Oil producers in the Persian Gulf are breathing a sigh of relief as Cyclone "Gonu" weakened to a tropical storm. Shipping and port officials say the storm caused very little damage to major oil fields in the region. Despite the limited impact from the rare storm, continuing concerns about energy supplies caused oil prices to hit their highest levels since mid-May. VOA's Mil Arcega reports.
The strongest storm to hit the Arabian Peninsula in 60 years unleashed powerful winds and sheets of rain as it battered Oman's coast. Packing winds up to of up to 145 kilometers an hour, cyclone "Gonu" caused widespread flooding and damage to low-lying areas. It also forced the evacuation of thousands of people and the closure of major oil installations along the Strait of Hormuz. Nearly one-fifth of the world's oil passes through the narrow waterway that leads to the Persian Gulf.
"If the cyclone gets in there, you are going to see prices continue to rally,” explained New York energy trader Chris Motroni. “You know, you have to see what happens where exactly it hits. If it comes into a region where all those refineries and all those oilfields are, you are going to see what happens, what damage it does. Then you are going to have to see where the prices go."

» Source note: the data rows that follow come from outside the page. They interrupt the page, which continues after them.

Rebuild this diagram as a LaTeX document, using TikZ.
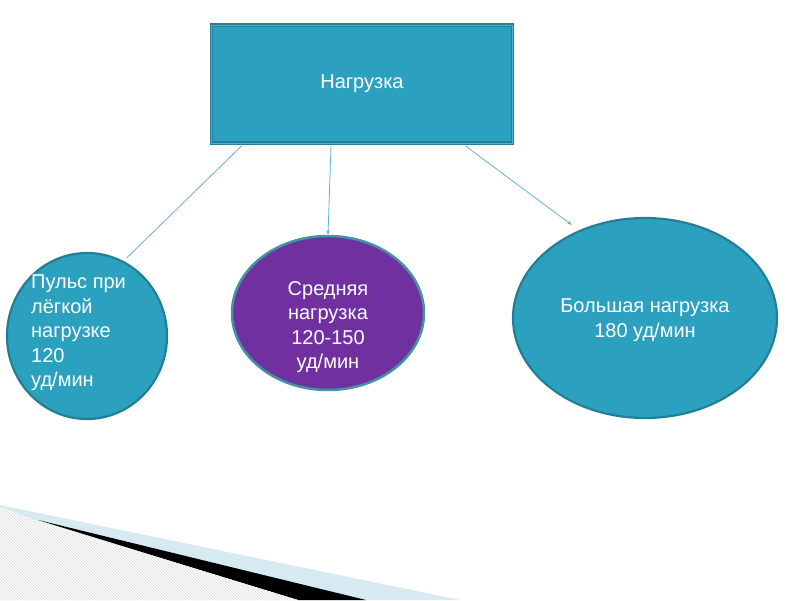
\documentclass[tikz,border=0pt]{standalone}
\usepackage{fontspec}
\setmainfont{Liberation Sans}
\usepackage{xcolor}
\usepackage{tikz}
\usetikzlibrary{arrows.meta,positioning,calc,shapes.geometric,patterns}

\definecolor{tealfill}{HTML}{2CA1BF}
\definecolor{tealedge}{HTML}{237F96}
\definecolor{tealrim}{HTML}{4FB3CC}
\definecolor{violetfill}{HTML}{7030A0}
\definecolor{linkblue}{HTML}{5DB6D0}
\definecolor{paleblue}{HTML}{D7EAF1}

\begin{document}
\begin{tikzpicture}[x=1pt,y=-1pt,
    lbl/.style={text=white, font=\fontsize{20}{24.5}\selectfont, inner sep=0pt},
    bubble/.style={ellipse, draw=tealedge, line width=2.2pt, inner sep=0pt},
    link/.style={draw=linkblue, line width=0.8pt},
    tip/.style={-{Stealth[length=4.5pt,width=3.5pt]}}]
          \useasboundingbox (0,0) rectangle (800,600);
          % Bottom corner decoration
          \fill[paleblue] (0,505) -- (460,600) -- (0,600) -- cycle;
          \fill[black] (38,520) -- (366,600) -- (298,600) -- cycle;
          \fill[white] (0,507) -- (38,521) -- (298,600) -- (0,600) -- cycle;
          \fill[pattern=north west lines, pattern color=gray!30]
            (0,507) -- (38,521) -- (298,600) -- (0,600) -- cycle;
          % Title box
          \node[lbl, rectangle, fill=tealfill, draw=tealedge, line width=1.5pt,
            double=tealrim, double distance=0.8pt,
            minimum width=301pt, minimum height=118pt] (load) at (362,84) {Нагрузка};
          % Three bubbles
          \node[bubble, fill=tealfill, minimum width=160pt, minimum height=166pt] (light) at (87,336) {};
          \node[lbl, align=left, anchor=west] (lighttxt) at (31,333)
            {Пульс при\\лёгкой\\нагрузке\\120\\уд/мин};
          \node[bubble, fill=violetfill, draw=tealedge!85, line width=2.5pt,
            minimum width=192pt, minimum height=154pt] (medium) at (328,313) {};
          \node[lbl, align=center] (mediumtxt) at (328,327)
            {Средняя\\нагрузка\\120-150\\уд/мин};
          \node[bubble, fill=tealfill, minimum width=264pt, minimum height=200pt] (heavy) at (645,318) {};
          \node[lbl, align=center] (heavytxt) at (645,320)
            {Большая нагрузка\\180 уд/мин};
          % Connectors
          \draw[link, shorten >=4pt] ($(load.south west)+(31,2)$) -- (light.64);
          \draw[link, tip] ($(load.south)+(-31,2)$) -- (medium.north);
          \draw[link, tip, shorten >=9pt] ($(load.south east)+(-48,2)$) -- (heavy.127);
        \end{tikzpicture}
\end{document}
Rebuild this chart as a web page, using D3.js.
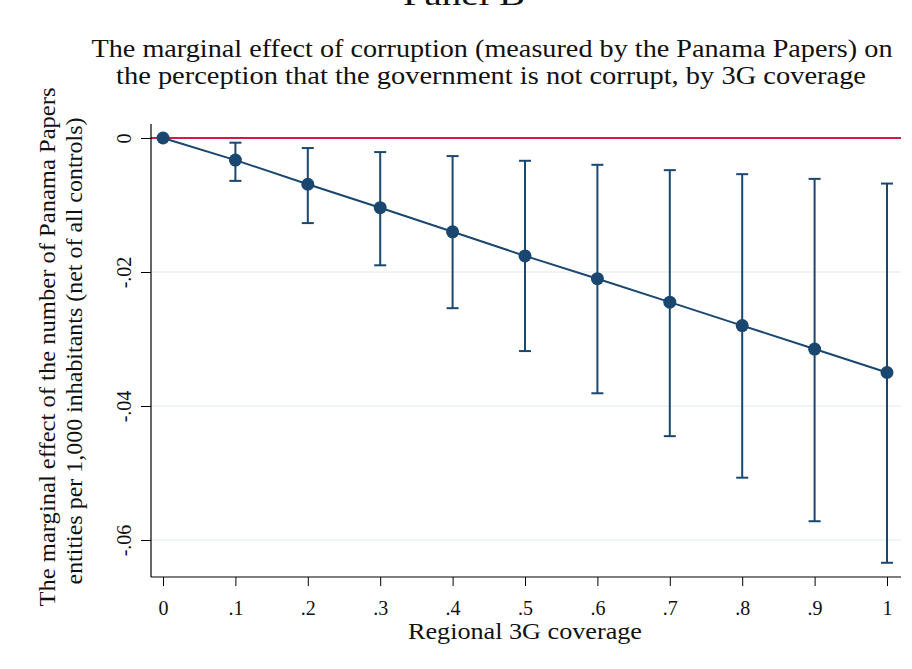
<!DOCTYPE html>
<html><head><meta charset="utf-8">
<script src="https://cdn.jsdelivr.net/npm/d3@7"></script>
<style>body{margin:0;background:#fff}svg{display:block}</style>
</head><body>
<svg id="c" width="912" height="669"></svg>
<script>
const coverage = [0, .1, .2, .3, .4, .5, .6, .7, .8, .9, 1];
const effect = [0, -0.0033, -0.0069, -0.0104, -0.0140, -0.0176, -0.0210, -0.0245, -0.0280, -0.0315, -0.0350];
const ciUpper = [0, -0.0007, -0.0015, -0.0021, -0.0027, -0.0034, -0.0040, -0.0048, -0.0054, -0.0061, -0.0068];
const ciLower = [0, -0.0064, -0.0127, -0.0190, -0.0254, -0.0318, -0.0381, -0.0445, -0.0507, -0.0572, -0.0634];
const xTicks = [0, .1, .2, .3, .4, .5, .6, .7, .8, .9, 1];
const xTickLabels = ["0", ".1", ".2", ".3", ".4", ".5", ".6", ".7", ".8", ".9", "1"];
const yTicks = [0, -0.02, -0.04, -0.06];
const yTickLabels = ["0", "-.02", "-.04", "-.06"];

const FONT = "'Liberation Serif', 'DejaVu Serif', serif";
const navy = "#1a476f";
const svg = d3.select("#c");
const x = d3.scaleLinear().domain([0, 1]).range([163, 887]);
const y = d3.scaleLinear().domain([0, -0.06]).range([138, 540]);
const xL = 151, xR = 901, yT = 124, yB = 577;

function txt(sel, s, size, len) {
  sel.style("font-family", FONT).style("font-size", size + "px").attr("fill", "#111")
    .attr("textLength", len).attr("lengthAdjust", "spacingAndGlyphs").text(s);
}

// panel label (cut off at top, as in the reference)
txt(svg.append("text").attr("x", 464).attr("y", 5).attr("text-anchor", "middle"), "Panel B", 30, 122);

// title
const title = ["The marginal effect of corruption (measured by the Panama Papers) on",
               "the perception that the government is not corrupt, by 3G coverage"];
txt(svg.append("text").attr("x", 492).attr("y", 57).attr("text-anchor", "middle"), title[0], 26, 801);
txt(svg.append("text").attr("x", 491).attr("y", 84).attr("text-anchor", "middle"), title[1], 26, 750);

// gridlines
svg.append("g").selectAll("line").data(yTicks.filter(d => d !== 0)).join("line")
  .attr("x1", xL).attr("x2", xR).attr("y1", d => y(d)).attr("y2", d => y(d))
  .attr("stroke", "#eaf2f3").attr("stroke-width", 1.5);

// zero reference line
svg.append("line").attr("x1", xL).attr("x2", xR).attr("y1", y(0)).attr("y2", y(0))
  .attr("stroke", "#d01c46").attr("stroke-width", 1.8);

// axes
const gx = svg.append("g").attr("transform", `translate(0,${yB})`)
  .call(d3.axisBottom(x).tickValues(xTicks).tickFormat((d, i) => xTickLabels[i]).tickSize(9).tickSizeOuter(0).tickPadding(15));
gx.select(".domain").attr("d", `M${xL},0H${xR}`).attr("stroke", "#000").attr("stroke-width", 1.2);
gx.selectAll(".tick line").attr("stroke", "#000");
gx.selectAll(".tick text").style("font-family", FONT).style("font-size", "20px").attr("fill", "#111");

const gy = svg.append("g").attr("transform", `translate(${xL},0)`)
  .call(d3.axisLeft(y).tickValues(yTicks).tickFormat((d, i) => yTickLabels[i]).tickSize(10).tickSizeOuter(0));
gy.select(".domain").attr("d", `M0,${yT}V${yB}`).attr("stroke", "#000").attr("stroke-width", 1.2);
gy.selectAll(".tick line").attr("stroke", "#000");
gy.selectAll(".tick text").attr("x", null).attr("dy", null)
  .attr("transform", "translate(-20,0) rotate(-90)")
  .attr("text-anchor", "middle")
  .style("font-family", FONT).style("font-size", "20px").attr("fill", "#111");

// error bars
const idx = d3.range(coverage.length).filter(i => i > 0);
const eb = svg.append("g").attr("stroke", navy).attr("stroke-width", 2);
eb.selectAll("line.v").data(idx).join("line").attr("class", "v")
  .attr("x1", i => x(coverage[i])).attr("x2", i => x(coverage[i]))
  .attr("y1", i => y(ciUpper[i])).attr("y2", i => y(ciLower[i]));
eb.selectAll("line.u").data(idx).join("line").attr("class", "u")
  .attr("x1", i => x(coverage[i]) - 6).attr("x2", i => x(coverage[i]) + 6)
  .attr("y1", i => y(ciUpper[i])).attr("y2", i => y(ciUpper[i]));
eb.selectAll("line.l").data(idx).join("line").attr("class", "l")
  .attr("x1", i => x(coverage[i]) - 6).attr("x2", i => x(coverage[i]) + 6)
  .attr("y1", i => y(ciLower[i])).attr("y2", i => y(ciLower[i]));

// line + points
const pts = coverage.map((c, i) => [c, effect[i]]);
svg.append("path").datum(pts)
  .attr("d", d3.line().x(d => x(d[0])).y(d => y(d[1])))
  .attr("fill", "none").attr("stroke", navy).attr("stroke-width", 2);
svg.append("g").selectAll("circle").data(pts).join("circle")
  .attr("cx", d => x(d[0])).attr("cy", d => y(d[1])).attr("r", 6.5).attr("fill", navy);

// axis titles
txt(svg.append("text").attr("x", 525).attr("y", 639).attr("text-anchor", "middle"), "Regional 3G coverage", 24, 234);
const yt = ["The marginal effect of the number of Panama Papers",
            "entities per 1,000 inhabitants (net of all controls)"];
txt(svg.append("text").attr("transform", "translate(55,347) rotate(-90)").attr("text-anchor", "middle"), yt[0], 23, 519);
txt(svg.append("text").attr("transform", "translate(82,351) rotate(-90)").attr("text-anchor", "middle"), yt[1], 23, 467);
</script>
</body></html>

Despite the fear of major shipping disruptions, the storm weakened as it headed for landfall in southeastern Iran. Although the storm caused very little damage to the country's oil installations, crude prices climbed 35 cents Thursday to $67.40 per barrel. The price hike came just as port officials were making assurances that oil shipments would resume quickly. Motroni says that is because continuing high demand for oil was an overriding factor -- even before the storm. Another concern is a recent federal government report showing a decline in the output from U.S. refineries.
"People have been talking higher gas prices for almost six, seven months now. I mean, me, personally, I have been saying you are going to see $4 a gallon at the pump. So, this is something that is a little bit of a surprise, a little bit of a curve ball but people have already expected higher gas prices, higher crude prices. So, there is not that much impact here," says Motroni.
About 21 million barrels of oil are shipped through the Persian Gulf everyday. Traders say even if the storm delays just a few tankers, it could still reduce worldwide oil supplies which could lead to higher gasoline prices.